Ducks and Drakes

There’s a kind of spring weather in England we call “April showers”, when the weather laughs and cries alternately, sometimes offering bursts of snow or hail, skittish as a lamb with blue sky and bright cloud Some of this can happen in May too, as on a morning where I braved its occasional tears and walked in the village of Downley. Here in Wye Vale, the town nestles in a confluence of valleys. Downley is upland, among the low hills of the Chilterns. Modern housing has filled the gap between, even the steep hillside called The Pastures, but the village retains a character of its own.

I stopped for a while at Gosling Grove where there’s grass and trees, with a small pond. Here I saw two mallard drakes duelling fiercely over one duck. They fight with beaks, use them to attack the breast-feathers of their opponent, sometimes drawing blood. Another seven drakes looked on. I imagine them all as would-be suitors: you could easily see which ones had fought from the damage to their breasts. Meanwhile, the only duck kept out of the way primly, quacking her vow to favour the bravest. I saw no sign of early resolution so moved on.

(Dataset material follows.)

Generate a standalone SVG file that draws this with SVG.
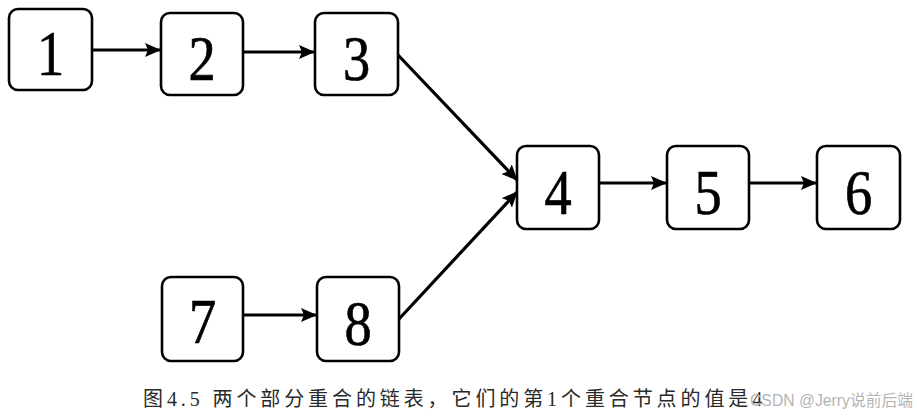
<svg xmlns="http://www.w3.org/2000/svg" width="917" height="418" viewBox="0 0 917 418">
<style>
.box{fill:#fff;stroke:#000;stroke-width:2.6}
.num{font-family:"Liberation Serif","Times New Roman",serif;font-size:64px;fill:#000;stroke:#000;stroke-width:0.7;text-anchor:middle}
.edge{stroke:#000;stroke-width:3.2;fill:none}
.cap{font-family:"Liberation Serif","Noto Sans CJK SC",serif;font-size:20px;fill:#2a2a2a;letter-spacing:3.9px}
.wm{font-family:"Liberation Sans","Noto Sans CJK SC",sans-serif;font-size:16px;fill:#b4b4b4}
</style>
<defs>
<marker id="ah" markerUnits="userSpaceOnUse" markerWidth="16" markerHeight="14" refX="15" refY="7" orient="auto">
<path d="M0,0 L16,7 L0,14 L3,7 Z" fill="#000"/>
</marker>
</defs>
<rect width="917" height="418" fill="#fff"/>
<g id="connectors">
<line class="edge" x1="92" y1="50" x2="160" y2="50" marker-end="url(#ah)"/>
<line class="edge" x1="243" y1="52" x2="314" y2="52" marker-end="url(#ah)"/>
<line class="edge" x1="398" y1="55" x2="517" y2="180" marker-end="url(#ah)"/>
<line class="edge" x1="399" y1="319" x2="517" y2="192" marker-end="url(#ah)"/>
<line class="edge" x1="599" y1="183" x2="666" y2="183" marker-end="url(#ah)"/>
<line class="edge" x1="749" y1="183" x2="816" y2="183" marker-end="url(#ah)"/>
<line class="edge" x1="243" y1="315" x2="316" y2="315" marker-end="url(#ah)"/>
</g>
<g id="n1"><rect class="box" x="9" y="9" width="83" height="81" rx="9"/><text class="num" transform="translate(50.5,75) scale(0.85,1)">1</text></g>
<g id="n2"><rect class="box" x="161" y="13" width="82" height="82" rx="9"/><text class="num" transform="translate(202,80) scale(0.85,1)">2</text></g>
<g id="n3"><rect class="box" x="315" y="13" width="83" height="82" rx="9"/><text class="num" transform="translate(356.5,80) scale(0.85,1)">3</text></g>
<g id="n4"><rect class="box" x="517" y="146" width="82" height="83" rx="9"/><text class="num" transform="translate(558,214) scale(0.85,1)">4</text></g>
<g id="n5"><rect class="box" x="667" y="146" width="82" height="83" rx="9"/><text class="num" transform="translate(708,214) scale(0.85,1)">5</text></g>
<g id="n6"><rect class="box" x="817" y="146" width="83" height="83" rx="9"/><text class="num" transform="translate(858.5,214) scale(0.85,1)">6</text></g>
<g id="n7"><rect class="box" x="162" y="277" width="81" height="84" rx="9"/><text class="num" transform="translate(202.5,343) scale(0.85,1)">7</text></g>
<g id="n8"><rect class="box" x="317" y="277" width="82" height="84" rx="9"/><text class="num" transform="translate(358,345) scale(0.85,1)">8</text></g>
<text class="cap" x="143" y="406">图4.5 两个部分重合的链表，它们的第1个重合节点的值是4</text>
<text class="wm" x="750" y="406" textLength="163" lengthAdjust="spacingAndGlyphs">CSDN @Jerry说前后端</text>
</svg>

Along a woodland footpath, back of the houses, I saw a sign pinned to a tree, partly obscured by foliage. I crossed through the undergrowth to see what it said: “DANGER Do not enter. Booby traps in area.” A skull and crossbones emphasised the point. A child’s prank surely but I went gingerly after that.

Back in the maze of dwellings, I got lost. My nose dripped with nothing to wipe, it reminiscent of childhood. Two ladies were chatting at a garden gate. Ten minutes later I passed them again. It was the same scene from a different angle. My path had crossed itself in a figure of eight.

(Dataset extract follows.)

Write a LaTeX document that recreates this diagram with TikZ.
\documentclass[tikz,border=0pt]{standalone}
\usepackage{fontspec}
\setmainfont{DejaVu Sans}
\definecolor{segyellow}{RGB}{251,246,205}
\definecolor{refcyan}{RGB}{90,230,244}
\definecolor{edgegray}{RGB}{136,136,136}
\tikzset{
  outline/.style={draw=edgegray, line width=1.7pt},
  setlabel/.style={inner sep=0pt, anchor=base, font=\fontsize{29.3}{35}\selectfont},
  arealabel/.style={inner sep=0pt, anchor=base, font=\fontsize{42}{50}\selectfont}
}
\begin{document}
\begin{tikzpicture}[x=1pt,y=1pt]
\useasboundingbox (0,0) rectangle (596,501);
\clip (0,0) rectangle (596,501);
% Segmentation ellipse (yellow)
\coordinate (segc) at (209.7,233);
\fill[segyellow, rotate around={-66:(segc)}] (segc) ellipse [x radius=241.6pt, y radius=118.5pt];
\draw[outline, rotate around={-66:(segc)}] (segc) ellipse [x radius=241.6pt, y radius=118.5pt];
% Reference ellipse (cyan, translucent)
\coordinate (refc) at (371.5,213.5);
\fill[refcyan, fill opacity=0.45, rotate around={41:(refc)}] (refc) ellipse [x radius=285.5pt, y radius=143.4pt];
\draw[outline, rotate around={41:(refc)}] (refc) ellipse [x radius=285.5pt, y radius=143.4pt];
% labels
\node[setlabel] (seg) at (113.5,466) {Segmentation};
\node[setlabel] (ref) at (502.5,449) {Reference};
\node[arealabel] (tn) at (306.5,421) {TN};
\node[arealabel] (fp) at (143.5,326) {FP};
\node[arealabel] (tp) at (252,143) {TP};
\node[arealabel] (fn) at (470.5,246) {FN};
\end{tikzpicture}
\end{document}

Jung talks about a part of the personality which connects to Nature, countryside, and God. Perhaps this explains how I feel different in from when I’m in town, on some purposeful mission. I’m still walking the earth, under the same sky, but here in these hills I connect with a deeper self, an archaic awareness. I find it easy to connect with my past. Gazing at the matt blue-green of growing cornfields, I recall roaming free and alone, aged 5, in newly liberated Holland, care of my aunt.

And yet, when I feel what it was like in those times, in the atmosphere of those memories and not just the incidents, they carry the sense of a earlier still time, some glimpsed Paradise before I was born.

Finally my figure-of-eight wandering, tracing the sideways symbol of infinity, brought me back to the pond at Gosling Grove. Four drakes had tattered feathers at their breasts and necks. The duelling was not finished. Any drake getting too close to the lone duck was instantly challenged. Would they go on till nightfall?

2 thoughts on “Ducks and Drakes”

  1. That response to nature is fascinating to me too. It seems as though while a lot of us have it, some don't.

    You almost never hear the spiritual importance of nature brought up in discussions about preserving the environment.